Es destino cómico o una paradoja que las bailarinas me causen tanta atracción. A Louis-Ferdinand Céline las bailarinas lo trastornaban: sus piernas firmes, su educado narcisismo, su amor por el espejo, la disciplina que muestran en la cama, todo aquello que acompaña el cuerpo de una bailarina volvía indefenso al escritor francés. Casi todas sus amigas eran bailarinas. Lo que a mí me disgusta de ellas es su alma de soldado y de campesino madrugador, pero de alguna manera tienen que esmerarse en su oficio. “Los hombres duros no bailan”, ésta es la sentencia que le robé a Mailer. Y en alusión a uno de estos hombres duros, confesaré que también he plagiado a Clint Eastwood. Sí, cuando alguien me reprocha mi infidelidad o cambio de temperamento repito la oración de Eastwood: “Si quieres una garantía, cómprate un tostador.”

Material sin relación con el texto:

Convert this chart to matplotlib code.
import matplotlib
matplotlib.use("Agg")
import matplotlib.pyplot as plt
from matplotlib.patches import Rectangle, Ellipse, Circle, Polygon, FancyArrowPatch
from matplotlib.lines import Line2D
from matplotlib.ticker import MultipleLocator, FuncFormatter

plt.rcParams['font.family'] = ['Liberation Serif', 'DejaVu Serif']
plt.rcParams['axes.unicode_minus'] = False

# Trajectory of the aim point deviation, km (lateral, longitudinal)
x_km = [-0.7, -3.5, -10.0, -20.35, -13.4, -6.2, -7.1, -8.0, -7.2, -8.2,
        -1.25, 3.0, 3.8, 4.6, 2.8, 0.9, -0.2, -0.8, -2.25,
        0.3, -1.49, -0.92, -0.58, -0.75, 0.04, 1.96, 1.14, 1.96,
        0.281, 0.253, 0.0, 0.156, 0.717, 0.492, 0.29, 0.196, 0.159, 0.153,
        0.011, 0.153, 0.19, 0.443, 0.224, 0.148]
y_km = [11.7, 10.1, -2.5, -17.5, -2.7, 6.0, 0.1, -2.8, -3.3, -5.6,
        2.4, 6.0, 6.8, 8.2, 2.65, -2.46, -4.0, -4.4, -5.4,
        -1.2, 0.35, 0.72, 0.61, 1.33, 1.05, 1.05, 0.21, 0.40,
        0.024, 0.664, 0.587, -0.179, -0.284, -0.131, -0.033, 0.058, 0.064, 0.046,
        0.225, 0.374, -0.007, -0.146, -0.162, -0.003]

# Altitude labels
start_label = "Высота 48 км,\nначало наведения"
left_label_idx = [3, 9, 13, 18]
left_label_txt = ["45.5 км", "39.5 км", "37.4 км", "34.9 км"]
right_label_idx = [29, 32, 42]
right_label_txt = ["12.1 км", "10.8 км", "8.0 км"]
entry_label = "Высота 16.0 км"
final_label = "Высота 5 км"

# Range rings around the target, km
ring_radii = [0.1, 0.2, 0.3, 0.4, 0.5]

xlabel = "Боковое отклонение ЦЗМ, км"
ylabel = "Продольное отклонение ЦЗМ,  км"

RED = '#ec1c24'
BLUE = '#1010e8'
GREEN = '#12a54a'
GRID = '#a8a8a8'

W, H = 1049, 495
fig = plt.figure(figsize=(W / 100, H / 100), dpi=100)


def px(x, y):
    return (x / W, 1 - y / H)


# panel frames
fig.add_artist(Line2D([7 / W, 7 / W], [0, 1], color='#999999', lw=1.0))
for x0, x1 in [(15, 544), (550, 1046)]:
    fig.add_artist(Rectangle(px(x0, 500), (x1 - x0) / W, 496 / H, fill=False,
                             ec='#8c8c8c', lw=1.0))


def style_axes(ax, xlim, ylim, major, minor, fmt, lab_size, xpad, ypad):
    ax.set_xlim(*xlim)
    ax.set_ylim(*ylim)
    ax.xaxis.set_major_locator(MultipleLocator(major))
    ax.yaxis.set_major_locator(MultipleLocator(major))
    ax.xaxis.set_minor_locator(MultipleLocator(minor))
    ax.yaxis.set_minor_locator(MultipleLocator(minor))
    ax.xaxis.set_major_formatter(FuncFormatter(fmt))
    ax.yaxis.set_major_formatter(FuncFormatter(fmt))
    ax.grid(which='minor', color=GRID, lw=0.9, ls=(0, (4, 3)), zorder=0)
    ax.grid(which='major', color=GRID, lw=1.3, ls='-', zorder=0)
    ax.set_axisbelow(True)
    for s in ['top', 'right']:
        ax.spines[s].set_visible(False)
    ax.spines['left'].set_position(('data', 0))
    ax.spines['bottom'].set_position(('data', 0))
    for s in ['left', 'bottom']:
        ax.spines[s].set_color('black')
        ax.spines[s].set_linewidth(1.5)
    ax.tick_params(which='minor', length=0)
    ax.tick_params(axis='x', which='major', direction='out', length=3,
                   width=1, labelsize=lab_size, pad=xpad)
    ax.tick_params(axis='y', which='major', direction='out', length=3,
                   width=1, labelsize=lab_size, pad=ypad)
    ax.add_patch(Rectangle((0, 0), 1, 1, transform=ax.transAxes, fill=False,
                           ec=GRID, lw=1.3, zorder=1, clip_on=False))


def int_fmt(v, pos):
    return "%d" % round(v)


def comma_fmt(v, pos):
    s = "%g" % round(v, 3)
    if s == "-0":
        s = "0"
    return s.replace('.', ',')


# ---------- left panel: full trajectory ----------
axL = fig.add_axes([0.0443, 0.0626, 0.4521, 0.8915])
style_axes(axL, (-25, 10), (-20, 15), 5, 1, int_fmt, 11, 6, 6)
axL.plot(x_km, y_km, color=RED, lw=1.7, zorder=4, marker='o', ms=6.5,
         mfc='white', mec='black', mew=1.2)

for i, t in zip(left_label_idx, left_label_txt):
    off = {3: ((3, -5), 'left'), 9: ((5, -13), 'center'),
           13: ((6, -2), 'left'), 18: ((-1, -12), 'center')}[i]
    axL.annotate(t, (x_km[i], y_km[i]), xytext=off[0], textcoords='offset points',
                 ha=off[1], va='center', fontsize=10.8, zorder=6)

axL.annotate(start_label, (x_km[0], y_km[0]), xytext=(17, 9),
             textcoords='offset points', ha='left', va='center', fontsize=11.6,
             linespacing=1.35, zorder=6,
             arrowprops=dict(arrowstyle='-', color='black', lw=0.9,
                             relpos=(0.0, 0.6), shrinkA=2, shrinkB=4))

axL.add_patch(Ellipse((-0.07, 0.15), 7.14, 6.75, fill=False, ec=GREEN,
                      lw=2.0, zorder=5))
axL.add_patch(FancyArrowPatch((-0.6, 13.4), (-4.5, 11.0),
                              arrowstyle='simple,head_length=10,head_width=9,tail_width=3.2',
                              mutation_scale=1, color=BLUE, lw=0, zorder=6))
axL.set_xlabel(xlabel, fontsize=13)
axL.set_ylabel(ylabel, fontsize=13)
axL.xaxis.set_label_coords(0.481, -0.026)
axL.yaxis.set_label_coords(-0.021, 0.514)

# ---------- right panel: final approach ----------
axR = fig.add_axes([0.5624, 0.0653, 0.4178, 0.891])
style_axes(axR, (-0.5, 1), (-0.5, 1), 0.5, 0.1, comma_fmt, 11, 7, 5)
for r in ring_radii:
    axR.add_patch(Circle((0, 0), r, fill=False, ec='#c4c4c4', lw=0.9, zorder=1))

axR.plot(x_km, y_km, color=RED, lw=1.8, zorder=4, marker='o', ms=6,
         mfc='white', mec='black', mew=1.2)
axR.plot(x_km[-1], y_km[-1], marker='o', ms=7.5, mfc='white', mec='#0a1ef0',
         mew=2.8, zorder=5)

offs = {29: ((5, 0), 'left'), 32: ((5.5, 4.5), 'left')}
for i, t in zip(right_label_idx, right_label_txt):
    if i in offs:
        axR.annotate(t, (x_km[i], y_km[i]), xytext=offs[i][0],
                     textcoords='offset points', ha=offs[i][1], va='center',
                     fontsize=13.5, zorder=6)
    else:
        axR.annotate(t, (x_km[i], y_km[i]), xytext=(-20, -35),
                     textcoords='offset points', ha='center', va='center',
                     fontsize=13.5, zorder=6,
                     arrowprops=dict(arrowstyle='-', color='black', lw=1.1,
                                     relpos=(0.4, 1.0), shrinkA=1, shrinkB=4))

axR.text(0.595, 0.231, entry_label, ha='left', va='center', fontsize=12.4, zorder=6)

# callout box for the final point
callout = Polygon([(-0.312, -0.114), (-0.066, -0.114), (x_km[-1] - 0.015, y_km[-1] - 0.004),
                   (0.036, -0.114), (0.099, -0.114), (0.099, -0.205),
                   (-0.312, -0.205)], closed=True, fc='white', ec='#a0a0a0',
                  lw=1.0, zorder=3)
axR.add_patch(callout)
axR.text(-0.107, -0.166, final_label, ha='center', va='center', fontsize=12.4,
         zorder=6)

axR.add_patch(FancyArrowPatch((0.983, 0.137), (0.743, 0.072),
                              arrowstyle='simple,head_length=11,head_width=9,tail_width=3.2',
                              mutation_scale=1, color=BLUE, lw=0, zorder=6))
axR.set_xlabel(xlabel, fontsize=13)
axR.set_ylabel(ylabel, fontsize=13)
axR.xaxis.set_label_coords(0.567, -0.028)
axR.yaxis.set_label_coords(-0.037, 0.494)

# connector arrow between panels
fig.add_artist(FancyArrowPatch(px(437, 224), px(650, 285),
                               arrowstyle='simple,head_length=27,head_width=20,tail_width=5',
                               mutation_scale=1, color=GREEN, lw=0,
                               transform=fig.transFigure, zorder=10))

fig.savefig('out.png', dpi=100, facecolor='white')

En una entrevista que le hizo Buzz Farbar acerca del matrimonio, Norman Mailer, hombre fiel que se casó seis veces, dijo que a su edad —en ese entonces 50 años— podría sufrir un ataque al corazón en cualquier momento y que le parecería absurdo morir al lado de una extraña, una prostituta o cualquier otra mujer. Así que prefería serle fiel al matrimonio. Cuando recuerdo esta entrevista —se encuentra en el libro Pontificaciones: conversaciones con Norman Mailer—, me digo a mí mismo: ya estoy en edad para morir a causa de un infarto y no me gustaría hacerlo bailando con una extraña. Que sea con una conocida, o al menos con su cadáver.